▶ Your objective: Give an exact copy of every line, leaving images out.

▶ Dataset extract:
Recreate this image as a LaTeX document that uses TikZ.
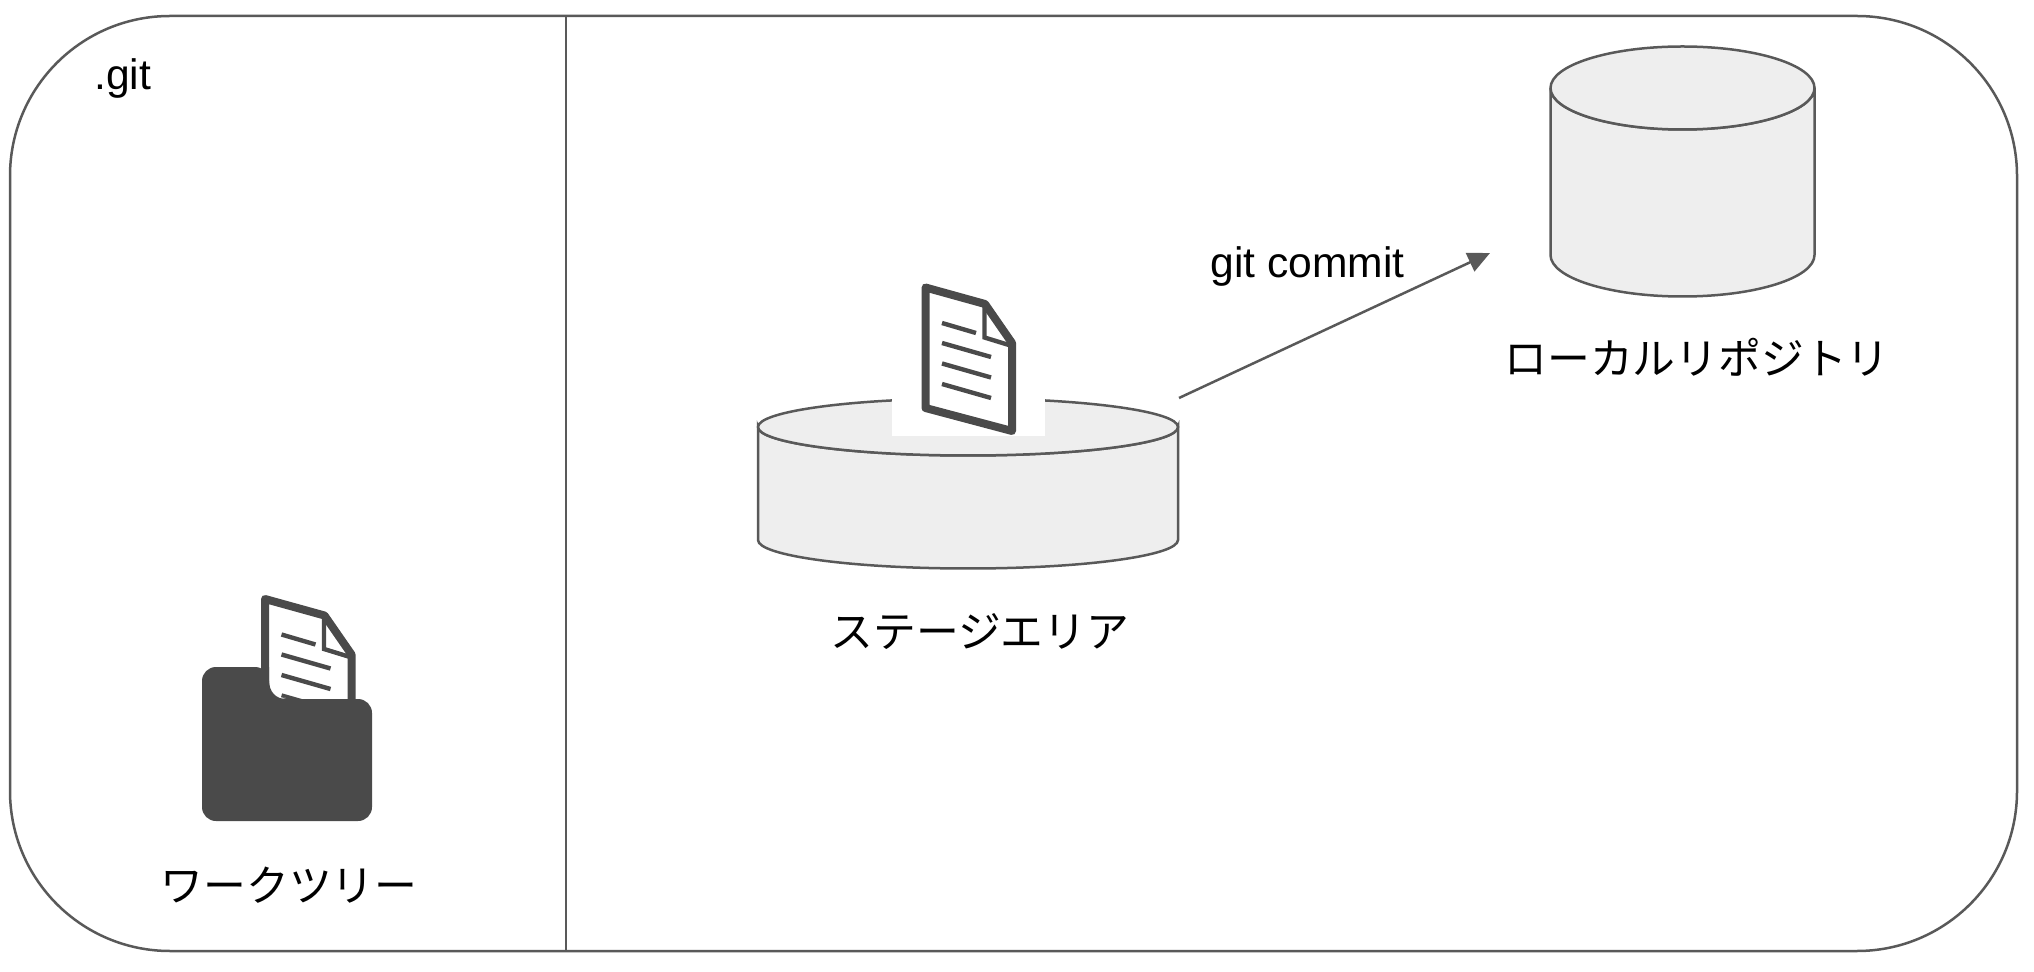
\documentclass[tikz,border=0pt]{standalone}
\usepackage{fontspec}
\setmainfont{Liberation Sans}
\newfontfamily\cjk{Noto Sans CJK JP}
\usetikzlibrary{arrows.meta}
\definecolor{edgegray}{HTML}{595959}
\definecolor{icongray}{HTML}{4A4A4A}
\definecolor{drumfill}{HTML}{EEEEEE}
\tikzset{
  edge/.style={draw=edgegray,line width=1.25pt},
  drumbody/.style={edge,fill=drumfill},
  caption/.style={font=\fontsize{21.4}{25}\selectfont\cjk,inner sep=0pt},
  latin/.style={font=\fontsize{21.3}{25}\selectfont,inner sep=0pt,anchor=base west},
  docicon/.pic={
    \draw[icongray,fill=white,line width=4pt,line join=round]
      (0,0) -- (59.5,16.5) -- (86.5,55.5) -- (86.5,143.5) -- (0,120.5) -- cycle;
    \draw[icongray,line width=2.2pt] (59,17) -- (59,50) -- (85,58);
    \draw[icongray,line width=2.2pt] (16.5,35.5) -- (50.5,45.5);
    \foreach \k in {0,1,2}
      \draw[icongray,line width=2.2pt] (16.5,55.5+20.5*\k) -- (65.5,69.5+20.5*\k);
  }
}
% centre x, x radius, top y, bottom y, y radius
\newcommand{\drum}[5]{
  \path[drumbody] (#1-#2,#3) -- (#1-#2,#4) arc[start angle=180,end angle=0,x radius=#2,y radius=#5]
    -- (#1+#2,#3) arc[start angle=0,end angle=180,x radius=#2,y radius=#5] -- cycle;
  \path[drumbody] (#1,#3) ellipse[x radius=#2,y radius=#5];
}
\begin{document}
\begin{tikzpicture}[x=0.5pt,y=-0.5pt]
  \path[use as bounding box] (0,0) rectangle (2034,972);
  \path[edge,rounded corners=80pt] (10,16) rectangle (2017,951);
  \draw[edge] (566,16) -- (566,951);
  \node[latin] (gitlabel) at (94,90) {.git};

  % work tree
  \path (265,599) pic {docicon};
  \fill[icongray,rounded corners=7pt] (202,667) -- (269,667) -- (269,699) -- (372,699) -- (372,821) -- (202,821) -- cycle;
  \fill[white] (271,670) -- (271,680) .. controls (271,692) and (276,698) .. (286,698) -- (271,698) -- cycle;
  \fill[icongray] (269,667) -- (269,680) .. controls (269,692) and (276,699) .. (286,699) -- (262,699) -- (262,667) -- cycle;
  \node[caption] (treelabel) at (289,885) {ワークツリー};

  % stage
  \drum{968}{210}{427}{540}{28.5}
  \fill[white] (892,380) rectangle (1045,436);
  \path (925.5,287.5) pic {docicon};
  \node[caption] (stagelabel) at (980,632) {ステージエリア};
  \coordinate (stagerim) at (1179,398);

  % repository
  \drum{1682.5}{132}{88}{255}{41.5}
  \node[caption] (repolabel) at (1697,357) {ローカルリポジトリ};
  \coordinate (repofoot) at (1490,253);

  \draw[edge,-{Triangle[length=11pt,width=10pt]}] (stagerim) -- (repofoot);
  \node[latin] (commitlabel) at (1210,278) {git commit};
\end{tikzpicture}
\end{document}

▶ Finished answer:
Recreate this image as a LaTeX document that uses TikZ.
\documentclass[tikz,border=0pt]{standalone}
\usepackage{fontspec}
\setmainfont{Liberation Sans}
\newfontfamily\cjk{Noto Sans CJK JP}
\usetikzlibrary{arrows.meta}
\definecolor{edgegray}{HTML}{595959}
\definecolor{icongray}{HTML}{4A4A4A}
\definecolor{drumfill}{HTML}{EEEEEE}
\tikzset{
  edge/.style={draw=edgegray,line width=1.25pt},
  drumbody/.style={edge,fill=drumfill},
  caption/.style={font=\fontsize{21.4}{25}\selectfont\cjk,inner sep=0pt},
  latin/.style={font=\fontsize{21.3}{25}\selectfont,inner sep=0pt,anchor=base west},
  docicon/.pic={
    \draw[icongray,fill=white,line width=4pt,line join=round]
      (0,0) -- (59.5,16.5) -- (86.5,55.5) -- (86.5,143.5) -- (0,120.5) -- cycle;
    \draw[icongray,line width=2.2pt] (59,17) -- (59,50) -- (85,58);
    \draw[icongray,line width=2.2pt] (16.5,35.5) -- (50.5,45.5);
    \foreach \k in {0,1,2}
      \draw[icongray,line width=2.2pt] (16.5,55.5+20.5*\k) -- (65.5,69.5+20.5*\k);
  }
}
% centre x, x radius, top y, bottom y, y radius
\newcommand{\drum}[5]{
  \path[drumbody] (#1-#2,#3) -- (#1-#2,#4) arc[start angle=180,end angle=0,x radius=#2,y radius=#5]
    -- (#1+#2,#3) arc[start angle=0,end angle=180,x radius=#2,y radius=#5] -- cycle;
  \path[drumbody] (#1,#3) ellipse[x radius=#2,y radius=#5];
}
\begin{document}
\begin{tikzpicture}[x=0.5pt,y=-0.5pt]
  \path[use as bounding box] (0,0) rectangle (2034,972);
  \path[edge,rounded corners=80pt] (10,16) rectangle (2017,951);
  \draw[edge] (566,16) -- (566,951);
  \node[latin] (gitlabel) at (94,90) {.git};

  % work tree
  \path (265,599) pic {docicon};
  \fill[icongray,rounded corners=7pt] (202,667) -- (269,667) -- (269,699) -- (372,699) -- (372,821) -- (202,821) -- cycle;
  \fill[white] (271,670) -- (271,680) .. controls (271,692) and (276,698) .. (286,698) -- (271,698) -- cycle;
  \fill[icongray] (269,667) -- (269,680) .. controls (269,692) and (276,699) .. (286,699) -- (262,699) -- (262,667) -- cycle;
  \node[caption] (treelabel) at (289,885) {ワークツリー};

  % stage
  \drum{968}{210}{427}{540}{28.5}
  \fill[white] (892,380) rectangle (1045,436);
  \path (925.5,287.5) pic {docicon};
  \node[caption] (stagelabel) at (980,632) {ステージエリア};
  \coordinate (stagerim) at (1179,398);

  % repository
  \drum{1682.5}{132}{88}{255}{41.5}
  \node[caption] (repolabel) at (1697,357) {ローカルリポジトリ};
  \coordinate (repofoot) at (1490,253);

  \draw[edge,-{Triangle[length=11pt,width=10pt]}] (stagerim) -- (repofoot);
  \node[latin] (commitlabel) at (1210,278) {git commit};
\end{tikzpicture}
\end{document}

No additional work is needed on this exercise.